Myth-telling and folklore feeds into this: mythological stories and biblical stories all have a greater meaning or moral. These stories might manifest at some point in life, and can be triggered into the conscious mind. Also, with [Jungian] dream analysis, everything you see goes into your psyche either consciously or subconsciously, and these manifest at different times—often through dreams. Things that you’ve seen that you don’t consciously [think about] will come to the fore. My work attempts to visually represent elements of these things.
Then where does the image of a room, and the objects in it, come in?
The room is the manifestation of the psyche. Although I hadn’t read Jung when I was doing my undergrad, in the Jungian “dream house”, he uses rooms as a representation of the psyche, where the upper levels are the more conscious parts of the ego and as you go down, you go into the subconscious. And when I paint, I’m in a room all the time… Paint what you know!
“The act of painting is just the most beautiful thing for me”

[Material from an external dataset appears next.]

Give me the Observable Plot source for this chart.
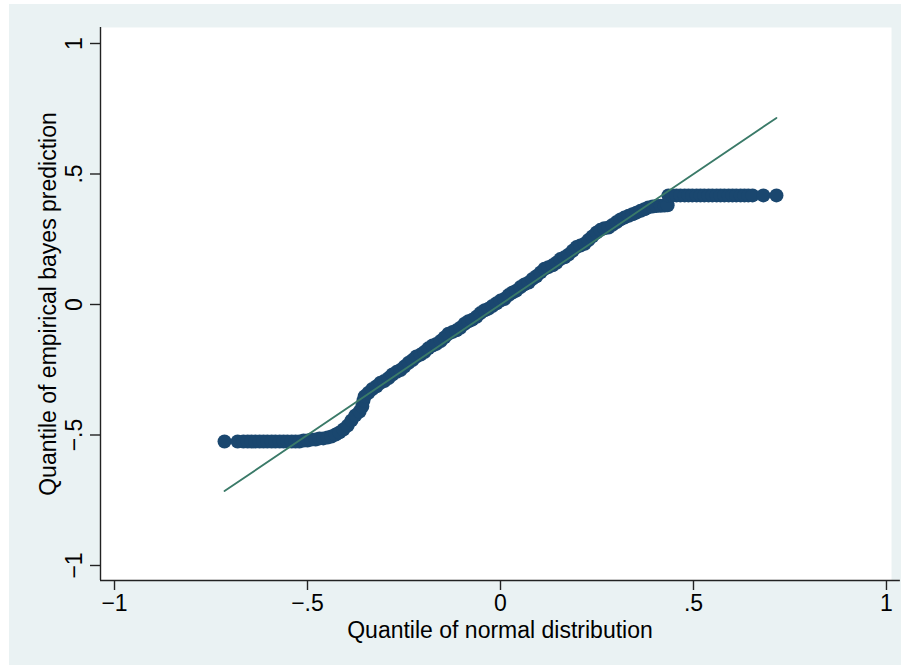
<!DOCTYPE html>
<html><head><meta charset="utf-8">
<script src="https://cdn.jsdelivr.net/npm/d3@7"></script>
<script src="https://cdn.jsdelivr.net/npm/@observablehq/plot@0.6"></script>
<style>
html,body{margin:0;padding:0;background:#fff;}
#wrap{position:relative;width:906px;height:667px;overflow:hidden;}
#bg{position:absolute;left:9px;top:4px;width:892px;height:661px;background:#eaf2f3;}
#chart{position:absolute;left:0;top:0;}
</style></head><body>
<div id="wrap"><div id="bg"></div><div id="chart"></div></div>
<script>
// Quantile of normal distribution (x) for each sorted prediction
const normalQuantile = [
  -0.715,-0.681,-0.666,-0.655,-0.645,-0.635,-0.624,-0.614,-0.604,-0.593,-0.583,-0.572,-0.562,-0.552,-0.541,-0.531,-0.521,
  -0.510,-0.500,-0.490,-0.479,-0.469,-0.459,-0.448,-0.438,-0.427,-0.417,-0.407,-0.396,-0.386,-0.376,-0.365,-0.358,-0.355,-0.352,
  -0.342,-0.332,-0.321,-0.311,-0.301,-0.290,-0.280,-0.269,-0.259,-0.249,-0.238,-0.228,-0.218,-0.207,-0.197,-0.187,-0.176,-0.166,-0.155,-0.145,
  -0.135,-0.124,-0.114,-0.104,-0.093,-0.083,-0.073,-0.062,-0.052,-0.041,-0.031,-0.021,-0.010,0.000,0.010,0.021,0.031,0.041,0.052,0.062,
  0.073,0.083,0.093,0.104,0.114,0.124,0.135,0.145,0.155,0.166,0.176,0.187,0.197,0.207,0.218,0.228,0.238,0.249,0.259,0.269,
  0.280,0.290,0.301,0.311,0.321,0.332,0.342,0.352,0.363,0.373,0.383,0.394,0.404,0.415,0.425,0.433,
  0.435,0.446,0.456,0.466,0.477,0.487,0.497,0.508,0.518,0.528,0.539,0.549,0.560,0.570,0.580,0.591,0.601,0.611,0.622,0.632,0.642,0.653,0.681,0.715
];
// Quantile of empirical bayes prediction (y)
const empiricalBayes = [
  -0.525,-0.525,-0.525,-0.525,-0.525,-0.525,-0.525,-0.525,-0.525,-0.525,-0.525,-0.525,-0.525,-0.525,-0.525,-0.525,-0.525,
  -0.521,-0.521,-0.517,-0.517,-0.513,-0.513,-0.510,-0.506,-0.498,-0.490,-0.479,-0.464,-0.444,-0.425,-0.410,-0.391,-0.368,-0.352,
  -0.338,-0.324,-0.313,-0.300,-0.293,-0.282,-0.268,-0.258,-0.251,-0.238,-0.223,-0.213,-0.199,-0.192,-0.182,-0.168,-0.157,-0.151,-0.140,-0.126,
  -0.112,-0.105,-0.099,-0.089,-0.074,-0.064,-0.058,-0.047,-0.033,-0.022,-0.016,-0.006,0.005,0.015,0.021,0.036,0.046,0.053,0.067,0.077,
  0.084,0.098,0.108,0.123,0.137,0.143,0.150,0.160,0.174,0.181,0.191,0.206,0.220,0.226,0.233,0.247,0.261,0.276,0.286,0.292,
  0.295,0.305,0.316,0.326,0.333,0.340,0.346,0.352,0.359,0.365,0.372,0.375,0.377,0.378,0.379,0.380,
  0.418,0.418,0.418,0.418,0.418,0.418,0.418,0.418,0.418,0.418,0.418,0.418,0.418,0.418,0.418,0.418,0.418,0.418,0.418,0.418,0.418,0.418,0.418,0.418
];
// Reference line (y = x) endpoints
const refLineX = [-0.715, 0.715];
const refLineY = [-0.715, 0.715];
// Axes
const xTicks = [-1, -0.5, 0, 0.5, 1];
const xTickLabels = ["\u22121", "\u2212.5", "0", ".5", "1"];
const yTicks = [-1, -0.5, 0, 0.5, 1];
const yTickLabels = ["\u22121", "\u2212.5", "0", ".5", "1"];
const xTitle = "Quantile of normal distribution";
const yTitle = "Quantile of empirical bayes prediction";
const xDomain = [-1.0363, 1.0130];
const yDomain = [-1.0575, 1.0613];

const points = normalQuantile.map((x, i) => ({x, y: empiricalBayes[i]}));
const refLine = refLineX.map((x, i) => ({x, y: refLineY[i]}));
const fmtX = d => xTickLabels[xTicks.indexOf(d)];
const fmtY = d => yTickLabels[yTicks.indexOf(d)];
const font = "'Liberation Sans', Arial, Helvetica, sans-serif";

const chart = Plot.plot({
  width: 906, height: 667,
  marginLeft: 100, marginRight: 15, marginTop: 27, marginBottom: 87,
  style: {background: "transparent", fontFamily: font, fontSize: "23px", color: "#000", overflow: "visible"},
  x: {domain: xDomain},
  y: {domain: yDomain},
  marks: [
    Plot.frame({fill: "white", stroke: null}),
    Plot.dot(points, {x: "x", y: "y", r: 7, fill: "#1a476f", stroke: null}),
    Plot.line(refLine, {x: "x", y: "y", stroke: "#3a7a68", strokeWidth: 1.8}),
    Plot.ruleX([xDomain[0]], {y1: yDomain[0], y2: yDomain[1], stroke: "#222", strokeWidth: 1.4}),
    Plot.ruleY([yDomain[0]], {x1: xDomain[0], x2: 1.036, stroke: "#222", strokeWidth: 1.4}),
    Plot.axisX({ticks: xTicks, tickFormat: fmtX, tickSize: 10, tickPadding: 4, label: null, fontSize: 23, stroke: "#222", strokeWidth: 1.4}),
    Plot.axisY({ticks: yTicks, tickFormat: fmtY, tickSize: 10, tickPadding: 9, tickRotate: -90, textAnchor: "middle", lineAnchor: "bottom", label: null, fontSize: 23, stroke: "#222", strokeWidth: 1.4}),
    Plot.text([xTitle], {frameAnchor: "bottom", dy: 57, dx: 4, textAnchor: "middle", lineAnchor: "bottom", fontSize: 23, fill: "#000"}),
    Plot.text([yTitle], {frameAnchor: "left", dx: -45, rotate: -90, textAnchor: "middle", lineAnchor: "bottom", fontSize: 23, fill: "#000"})
  ]
});
document.getElementById("chart").appendChild(chart);
</script>
</body></html>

Recently I started looking at the arcade machines, which have appeared as objects in the rooms I paint. I didn’t know why I first put one in, I think it was subconscious intuition. But then I was looking at the games: one is called Frogger, and it’s about a frog trying to cross the road and the constant anxiety of trying not to die; and one is Pacman, where you’re just trying to eat things before they eat you. So that’s pretty self-evident, right? That’s like life; you’re just trying not to die.
Tell me more about your paintings that hone in on corners.
The corners are very significant. A French philosopher, Gaston Bachelard, wrote a book called The Poetics of Space (1958), which is a phenomenological inquiry into architecture. He talks about corners and how they can be a place of sanctuary and rest, or a place of anxiety and feeling trapped: literally backed into a corner.
A corner also has this quality of an interior and an exterior. In my work I think about a constant interplay between the conscious and the unconscious. With the corners, the interior would be your subconscious and the exterior would be your ego, the conscious part. In these paintings the paint is really thickly applied, so it’s kind of like you’re going into the recesses, the dark parts.
Why is painting the best way for you to express these ideas and concepts?
I think I always had a propensity to paint, and the act of painting is just the most beautiful thing for me. There’s all the conceptual stuff, which helps you inform the work, but there’s also the joy of just moving paint around a canvas: I absolutely love looking at paintings—the texture and the quality of paint—and even more so when you start to handle it yourself. In some of the works, like the corner pieces, the paint is very thickly applied and it becomes really tactile and unctuous. Paint just seems like such a good medium to use because it can be sculptural. And you can really play with representing three dimensional things. So you can make perspective become slightly “off”, and things can look out of place so you can represent things in a way that’s reminiscent of a dream.
In the handling of the paint there’s a duality between the really liberal, gestural mark making and the really tight elements of design and patternation like the edges of the arcade machines for instance, which are hard and sharp. The painting part itself is really important as well as the conceptual elements, it’s constantly balancing these two things in the work.